--- Dataset entries ---

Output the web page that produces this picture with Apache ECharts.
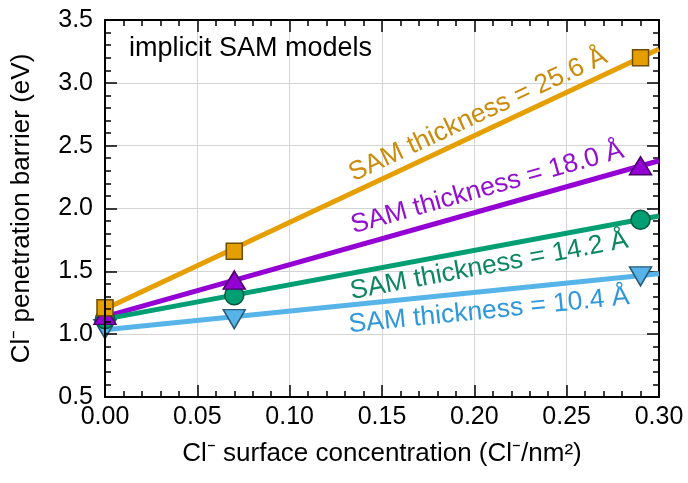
<!DOCTYPE html>
<html lang="en">
<head>
    <meta charset="UTF-8">
    <title>Cl penetration barrier</title>
    <style>
        body { margin: 0; background: #fff; }
        #main { width: 688px; height: 483px; }
    </style>
</head>
<body>
    <div id="main"></div>
    <script src="https://cdn.jsdelivr.net/npm/echarts@6/dist/echarts.min.js"></script>
    <script>
        // data
        var xPts = [0, 0.07, 0.29];
        var orangeVals = [1.21, 1.66, 3.20];
        var purpleVals = [1.15, 1.43, 2.34];
        var greenVals = [1.12, 1.31, 1.91];
        var blueVals = [1.04, 1.12, 1.46];

        // linear fits: value at x = 0 and x = 0.30
        var fitX = [0, 0.30];
        var orangeFit = [1.20, 3.27];
        var purpleFit = [1.14, 2.38];
        var greenFit = [1.12, 1.94];
        var blueFit = [1.035, 1.48];

        var labelTexts = ['SAM thickness = 25.6 Å', 'SAM thickness = 18.0 Å', 'SAM thickness = 14.2 Å', 'SAM thickness = 10.4 Å'];
        var labelX = [0.202, 0.207, 0.208, 0.208];
        var labelY = [2.744, 2.163, 1.543, 1.185];

        var xTicks = ['0.00', '0.05', '0.10', '0.15', '0.20', '0.25', '0.30'];
        var yTicks = ['0.5', '1.0', '1.5', '2.0', '2.5', '3.0', '3.5'];

        var FONT = "'Liberation Sans', Arial, sans-serif";
        var lineCols = ['#E69F00', '#9400D3', '#009E73', '#56B4E9'];
        var edgeCols = ['#6E4C00', '#4A0069', '#00553E', '#2A5B78'];
        var textCols = ['#CB8C0C', '#9410D0', '#0B8762', '#2F98DB'];

        var myChart = echarts.init(document.getElementById('main'));

        function pairs(xs, ys) {
            var out = [];
            for (var i = 0; i < xs.length; i++) out.push([xs[i], ys[i]]);
            return out;
        }

        var groups = [
            { vals: orangeVals, fit: orangeFit, symbol: 'rect', size: [16, 16], rot: 0, z: 8 },
            { vals: purpleVals, fit: purpleFit, symbol: 'triangle', size: [22, 18], rot: 0, z: 7 },
            { vals: greenVals, fit: greenFit, symbol: 'circle', size: [19, 19], rot: 0, z: 6 },
            { vals: blueVals, fit: blueFit, symbol: 'triangle', size: [22, 19], rot: 180, z: 5 }
        ];

        var series = [];
        groups.forEach(function (g, i) {
            series.push({
                type: 'line',
                data: pairs(fitX, g.fit),
                showSymbol: false,
                symbol: 'none',
                silent: true,
                z: 2,
                lineStyle: { color: lineCols[i], width: 5 }
            });
        });
        groups.forEach(function (g, i) {
            series.push({
                type: 'scatter',
                data: pairs(xPts, g.vals),
                symbol: g.symbol,
                symbolSize: g.size,
                symbolRotate: g.rot,
                z: g.z,
                itemStyle: { color: lineCols[i], borderColor: edgeCols[i], borderWidth: 1.5, opacity: 1 }
            });
        });

        // fresh objects for every axis
        function tickStyle() { return { show: true, inside: true, length: 12, lineStyle: { color: '#000', width: 1.5 } }; }
        function minorStyle() { return { show: true, splitNumber: 5, length: 6, lineStyle: { color: '#000', width: 1.5 } }; }
        function lineStyle() { return { show: true, onZero: false, lineStyle: { color: '#000', width: 2 } }; }

        var option = {
            animation: false,
            grid: { left: 105, right: 29, top: 20, bottom: 86 },
            xAxis: [{
                type: 'value', min: 0, max: 0.3, interval: 0.05, position: 'bottom',
                axisLine: lineStyle(), axisTick: tickStyle(), minorTick: minorStyle(),
                splitLine: { show: true, lineStyle: { color: '#d4d4d4', width: 1 } },
                axisLabel: {
                    inside: false,
                    fontFamily: FONT, fontSize: 25, color: '#000', margin: 8,
                    formatter: function (v) { return xTicks[Math.round(v / 0.05)]; }
                },
                name: 'Cl⁻ surface concentration (Cl⁻/nm²)',
                nameLocation: 'middle', nameGap: 44,
                nameTextStyle: { fontFamily: FONT, fontSize: 26, color: '#000' }
            }, {
                type: 'value', min: 0, max: 0.3, interval: 0.05, position: 'top',
                axisLine: lineStyle(), axisTick: tickStyle(), minorTick: minorStyle(),
                splitLine: { show: false }, axisLabel: { show: false }
            }],
            yAxis: [{
                type: 'value', min: 0.5, max: 3.5, interval: 0.5, position: 'left', z: 10,
                axisLine: lineStyle(), axisTick: tickStyle(), minorTick: minorStyle(),
                splitLine: { show: false },
                axisLabel: {
                    inside: false,
                    fontFamily: FONT, fontSize: 25, color: '#000', margin: 12,
                    formatter: function (v) { return yTicks[Math.round((v - 0.5) / 0.5)]; }
                },
                name: 'Cl⁻ penetration barrier (eV)',
                nameLocation: 'middle', nameGap: 70, nameRotate: 90,
                nameTextStyle: { fontFamily: FONT, fontSize: 26, color: '#000' }
            }, {
                type: 'value', min: 0.5, max: 3.5, interval: 0.5, position: 'right',
                axisLine: lineStyle(), axisTick: tickStyle(), minorTick: minorStyle(),
                splitLine: { show: true, lineStyle: { color: '#d4d4d4', width: 1 } },
                axisLabel: { show: false }
            }],
            series: series
        };
        myChart.setOption(option);

        // annotation texts, rotated along each fit line
        var graphics = [{
            type: 'text', left: 129, top: 35, z: 20,
            style: { text: 'implicit SAM models', fontFamily: FONT, fontSize: 27, fill: '#000' }
        }];
        groups.forEach(function (g, i) {
            var p0 = myChart.convertToPixel({ xAxisIndex: 0, yAxisIndex: 0 }, [fitX[0], g.fit[0]]);
            var p1 = myChart.convertToPixel({ xAxisIndex: 0, yAxisIndex: 0 }, [fitX[1], g.fit[1]]);
            var ang = Math.atan2(p0[1] - p1[1], p1[0] - p0[0]);
            var c = myChart.convertToPixel({ xAxisIndex: 0, yAxisIndex: 0 }, [labelX[i], labelY[i]]);
            graphics.push({
                type: 'text', x: c[0], y: c[1], rotation: ang, z: 20,
                style: {
                    text: labelTexts[i], fontFamily: FONT, fontSize: 26.5, fill: textCols[i],
                    align: 'center', verticalAlign: 'middle'
                }
            });
        });
        myChart.setOption({ graphic: graphics });
    </script>
</body>
</html>
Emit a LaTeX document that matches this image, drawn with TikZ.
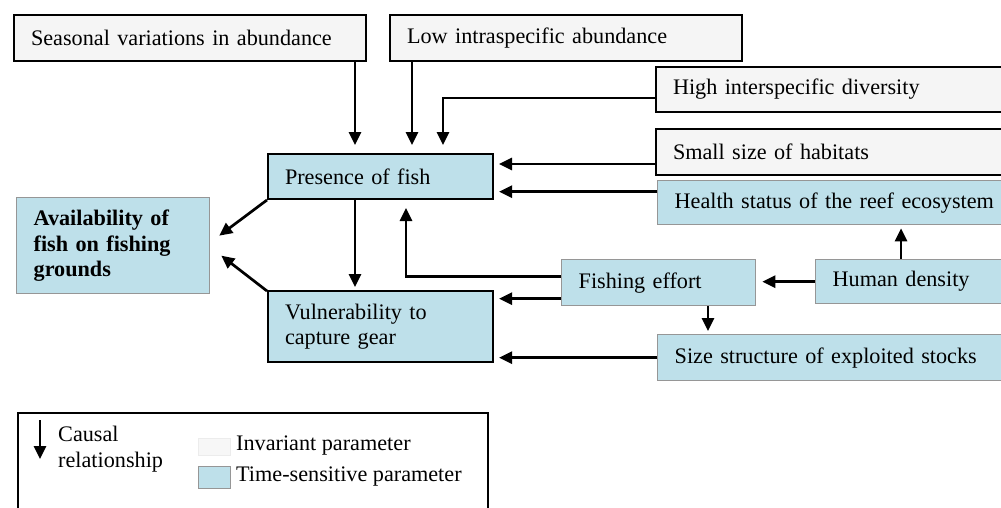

---

[The task]: Hand back the exact lines from the start of the entries to the line with "var blueVals = [1.04, 1.12, 1.46];", both ends kept and pictures left out.

[Written solution]:
Output the web page that produces this picture with Apache ECharts.
<!DOCTYPE html>
<html lang="en">
<head>
    <meta charset="UTF-8">
    <title>Cl penetration barrier</title>
    <style>
        body { margin: 0; background: #fff; }
        #main { width: 688px; height: 483px; }
    </style>
</head>
<body>
    <div id="main"></div>
    <script src="https://cdn.jsdelivr.net/npm/echarts@6/dist/echarts.min.js"></script>
    <script>
        // data
        var xPts = [0, 0.07, 0.29];
        var orangeVals = [1.21, 1.66, 3.20];
        var purpleVals = [1.15, 1.43, 2.34];
        var greenVals = [1.12, 1.31, 1.91];
        var blueVals = [1.04, 1.12, 1.46];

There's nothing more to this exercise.